The anti-treatment stance came under heavy fire from the media and international delegates during South Africa’s first national AIDS conference held in early August in Durban.
Marriage case advances in Costa Rica
A gay lawyer has filed suit before Costa Rica’s Constitutional Court seeking the right to marry his lover.
Yashin Castrillo Fernández launched the action July 20 after a family court ruled against him. In a separate action, the family-court decision is being appealed as well.
Under present Costa Rican law, anyone who marries someone of the same gender is subject to a prison sentence of six months to three years.
Castrillo says Article 14 of the Family Code and Article 176 of the Penal Code violate the constitutional guarantee of equality.
Aussie prime minister opposes gay marriage
Australian Prime Minister John Howard nixed the idea of same-sex marriage last week.
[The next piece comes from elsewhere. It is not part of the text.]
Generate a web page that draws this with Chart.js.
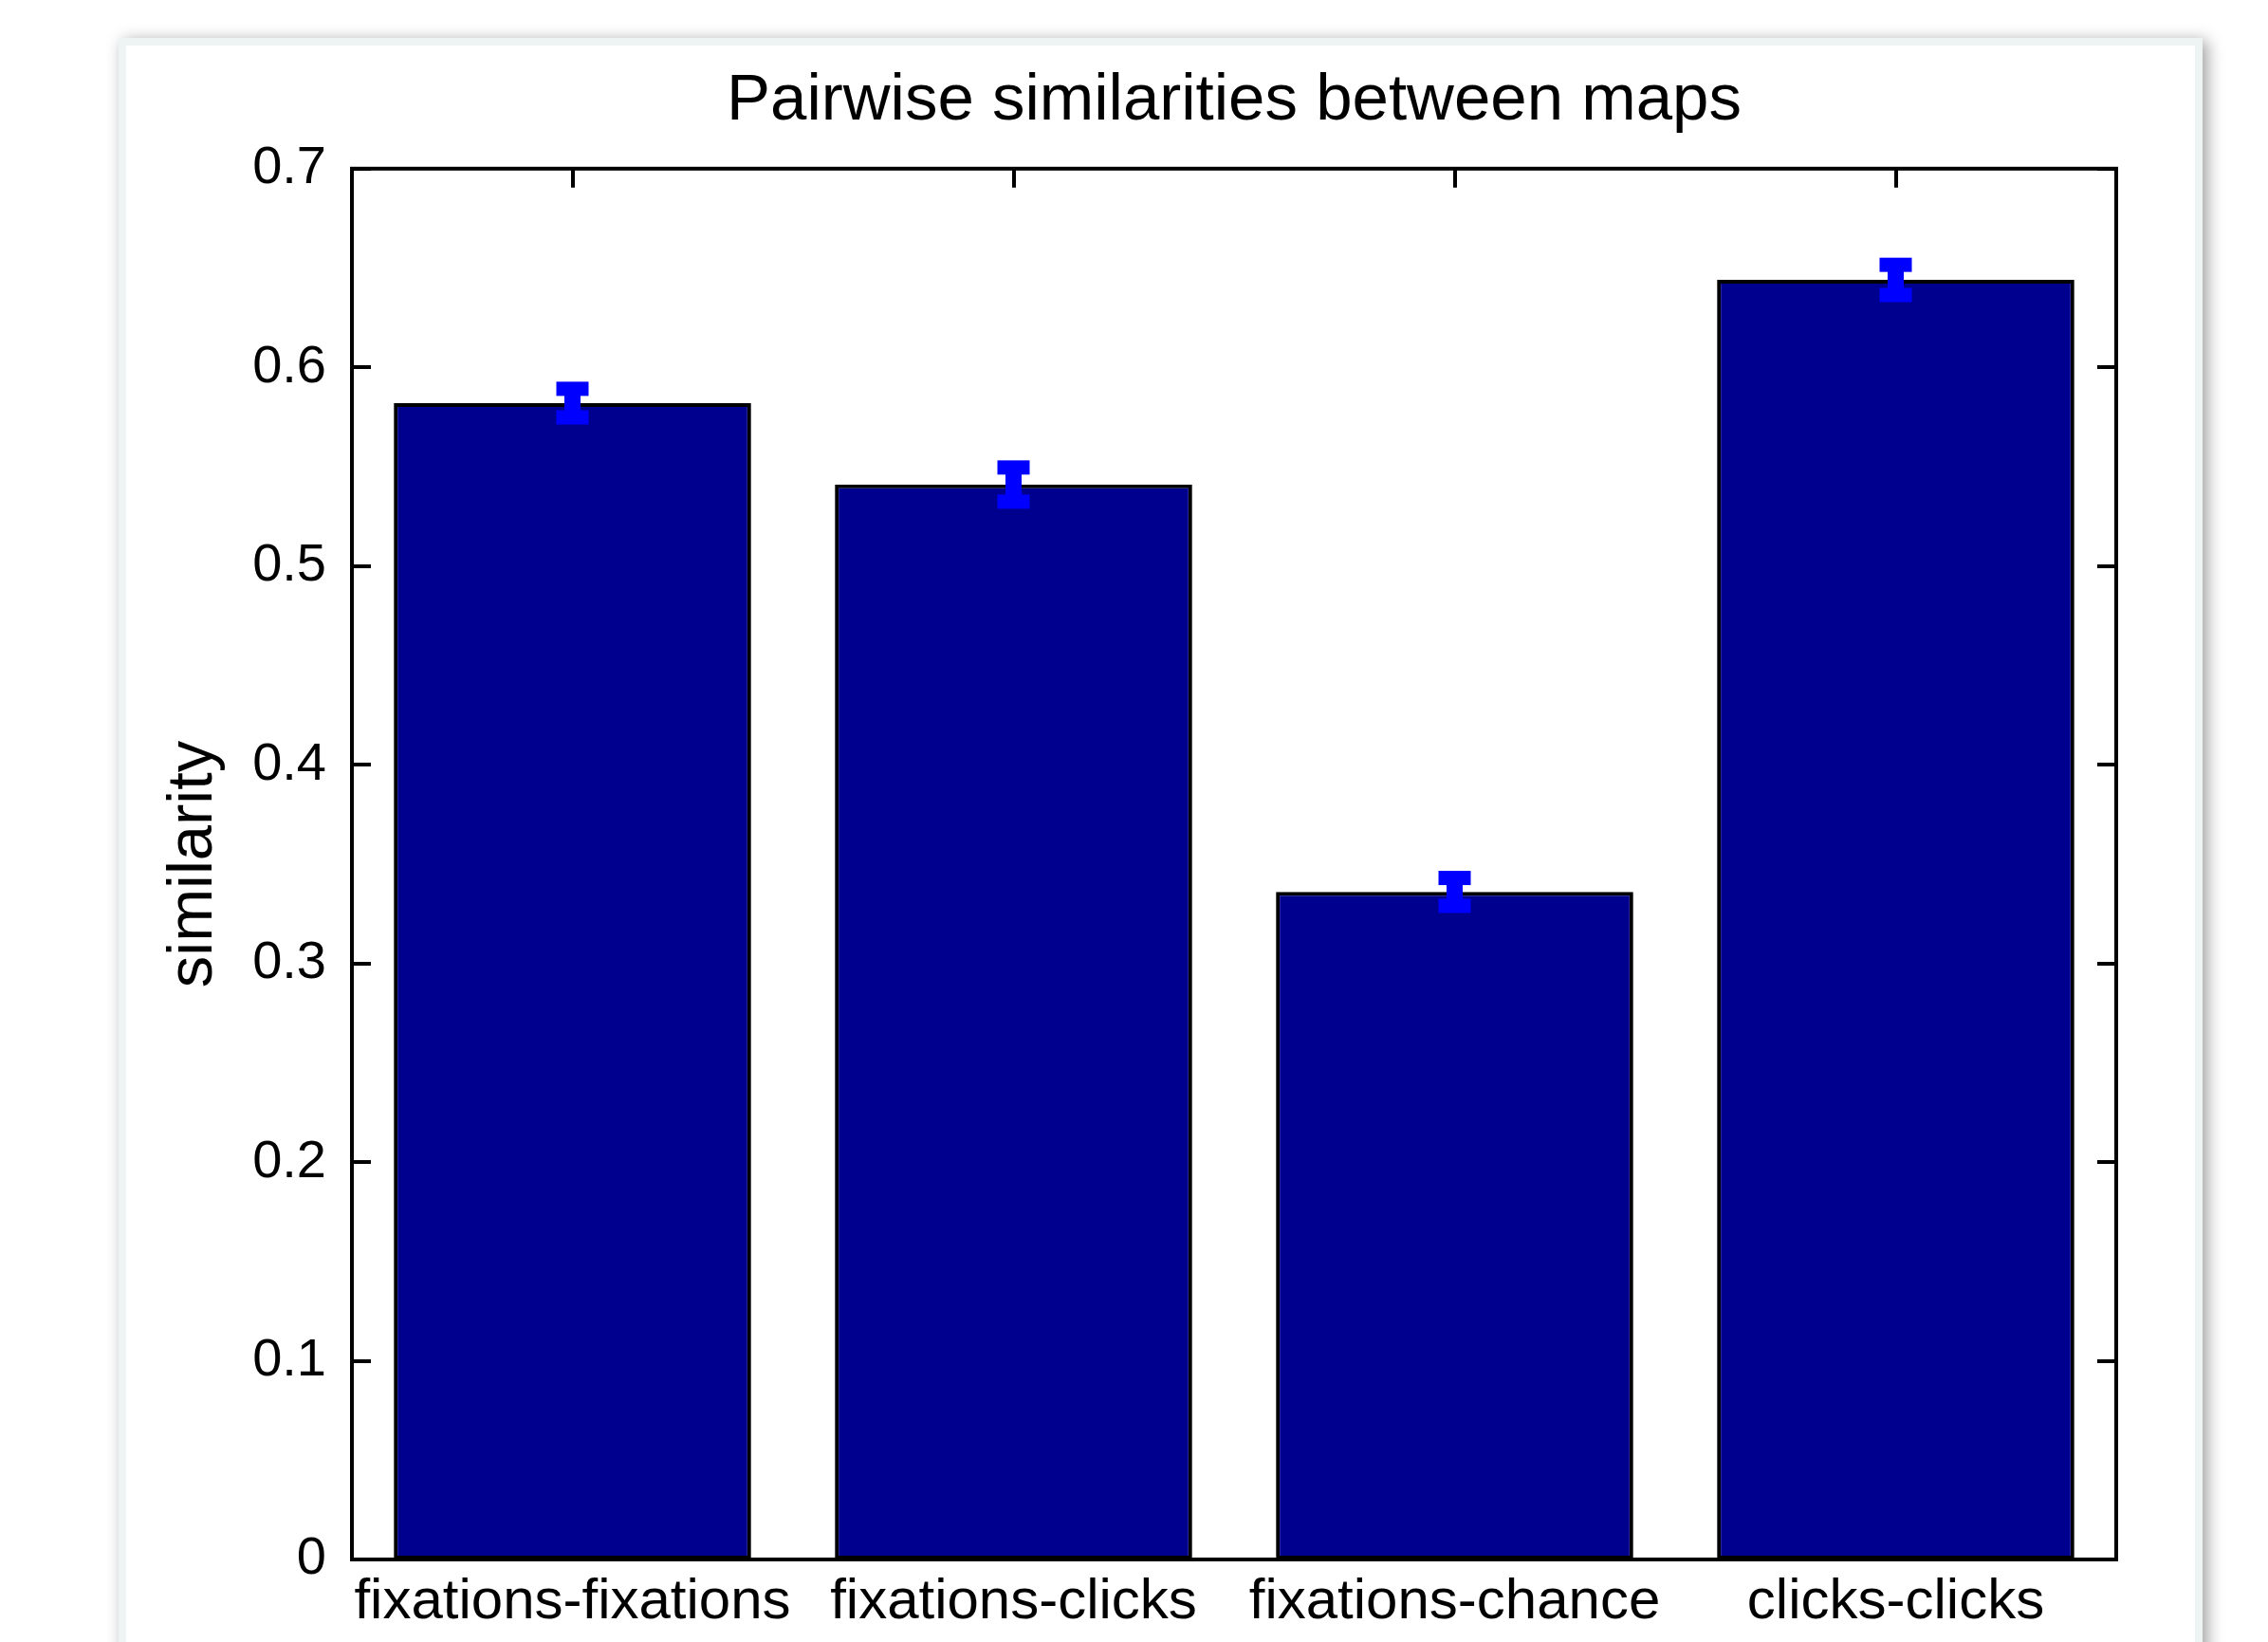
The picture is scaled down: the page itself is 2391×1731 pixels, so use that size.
<!DOCTYPE html>
<html>
<head>
<meta charset="utf-8">
<script src="https://cdn.jsdelivr.net/npm/chart.js@4/dist/chart.umd.min.js"></script>
<style>
  html, body { margin: 0; padding: 0; background: #ffffff; overflow: hidden; }
  body { width: 2391px; height: 1731px; position: relative; }
  #card {
    position: absolute; left: 125px; top: 40px; width: 2181px; height: 1800px;
    background: #ffffff; border: 8px solid #eef3f3; border-bottom: none;
    box-shadow: 5px 3px 16px rgba(0,0,0,0.38);
  }
  #c { position: absolute; left: 0; top: 0; }
</style>
</head>
<body>
<div id="card"></div>
<canvas id="c" width="2391" height="1731"></canvas>
<script>
const categories = ["fixations-fixations", "fixations-clicks", "fixations-chance", "clicks-clicks"];
const similarity = [0.582, 0.541, 0.336, 0.644];
const errors = [0.0072, 0.0086, 0.0070, 0.0076];
const yTicks = [0, 0.1, 0.2, 0.3, 0.4, 0.5, 0.6, 0.7];

Chart.defaults.color = '#000000';
Chart.defaults.font.family = '"Liberation Sans", Arial, sans-serif';

const boxAndTicks = {
  id: 'boxAndTicks',
  beforeDatasetsDraw(chart) {
    const {ctx, chartArea: a, scales} = chart;
    const tl = 20;
    ctx.save();
    ctx.strokeStyle = '#000';
    ctx.lineWidth = 4;
    ctx.beginPath();
    yTicks.forEach(v => {
      const y = Math.round(scales.y.getPixelForValue(v));
      ctx.moveTo(a.left, y); ctx.lineTo(a.left + tl, y);
      ctx.moveTo(a.right, y); ctx.lineTo(a.right - tl, y);
    });
    categories.forEach((c, i) => {
      const x = Math.round(scales.x.getPixelForValue(i));
      ctx.moveTo(x, a.top); ctx.lineTo(x, a.top + tl);
      ctx.moveTo(x, a.bottom); ctx.lineTo(x, a.bottom - tl);
    });
    ctx.stroke();
    ctx.restore();
  },
  afterDatasetsDraw(chart) {
    const {ctx, chartArea: a, scales} = chart;
    ctx.save();
    ctx.fillStyle = '#0000ff';
    const meta = chart.getDatasetMeta(0);
    meta.data.forEach((bar, i) => {
      const yT = scales.y.getPixelForValue(similarity[i] + errors[i]);
      const yB = scales.y.getPixelForValue(similarity[i] - errors[i]);
      const x = bar.x;
      const capW = 34, capH = 15, stemW = 17;
      ctx.fillRect(x - stemW / 2, yT, stemW, yB - yT);
      ctx.fillRect(x - capW / 2, yT - capH / 2, capW, capH);
      ctx.fillRect(x - capW / 2, yB - capH / 2, capW, capH);
    });
    ctx.strokeStyle = '#000';
    ctx.lineWidth = 4;
    ctx.strokeRect(a.left, a.top, a.right - a.left, a.bottom - a.top);
    ctx.restore();
  }
};

new Chart(document.getElementById('c'), {
  type: 'bar',
  data: {
    labels: categories,
    datasets: [{
      data: similarity,
      backgroundColor: 'rgb(0,0,143)',
      borderColor: '#000000',
      borderWidth: 4,
      borderSkipped: false,
      categoryPercentage: 0.81,
      barPercentage: 1.0
    }]
  },
  options: {
    responsive: false,
    animation: false,
    devicePixelRatio: 1,
    layout: { padding: { left: 0, right: 160, top: 0, bottom: 0 } },
    plugins: {
      legend: { display: false },
      tooltip: { enabled: false },
      title: {
        display: true,
        text: 'Pairwise similarities between maps',
        fullSize: false,
        color: '#000',
        font: { size: 69, weight: 'normal' },
        padding: { top: 66, bottom: 29 }
      }
    },
    scales: {
      x: {
        type: 'category',
        offset: true,
        grid: { display: false, drawTicks: false },
        border: { display: false },
        ticks: { font: { size: 60 }, color: '#000', padding: 9, maxRotation: 0, autoSkip: false },
        afterFit(scale) { scale.height = 87; }
      },
      y: {
        min: 0,
        max: 0.7,
        grid: { display: false, drawTicks: false },
        border: { display: false },
        ticks: {
          stepSize: 0.1,
          font: { size: 56 },
          color: '#000',
          padding: 27,
          callback: (v) => String(Math.round(v * 10) / 10)
        },
        title: {
          display: true,
          text: 'similarity',
          color: '#000',
          font: { size: 67, weight: 'normal' },
          padding: { top: 164, bottom: 0 }
        },
        afterFit(scale) { scale.width = 371; }
      }
    }
  },
  plugins: [boxAndTicks]
});
</script>
</body>
</html>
“Marriage, as we understand it in our society, is about children: having children, raising them, providing for the survival of the species,” he said.
In reporting on the comments, the Australian daily The Age noted that Australia, like many other nations, is seeing a lesbian “baby boom.”
Activists file complaint against Elsie
Thirteen gay activists in Saint John, New Brunswick, filed a complaint with the Canadian Human Rights Commission against their federal member of Parliament, Elsie Wayne, Aug. 11, charging she is discriminating against them by refusing to meet with them.
Wayne, a Tory, upset gays on May 8 when she blurted out in the House of Commons: “Why are they in parades? Why are they dressed up as women on floats? They do not see us getting up on the floats, for heaven’s sake, to say we are husband and wife. We do not do that. Why do they have to go around trying to get a whole lot of publicity? If they are going to live together, they can go live together and shut up about it.”
South Africa extends pensions
South Africa extended its government employee pensions to same-sex couples and polygamists Aug. 13.
When an employee dies, his or her same-sex or opposite-sex partner or partners, as well as his or her children, can now make claim to the employee’s pension.
South Sydney creates partnership registry
The City Council of South Sydney became the first local government in Australia to set up a same-sex partnership registry Aug. 14.
Activists predict numerous other local councils will follow suit.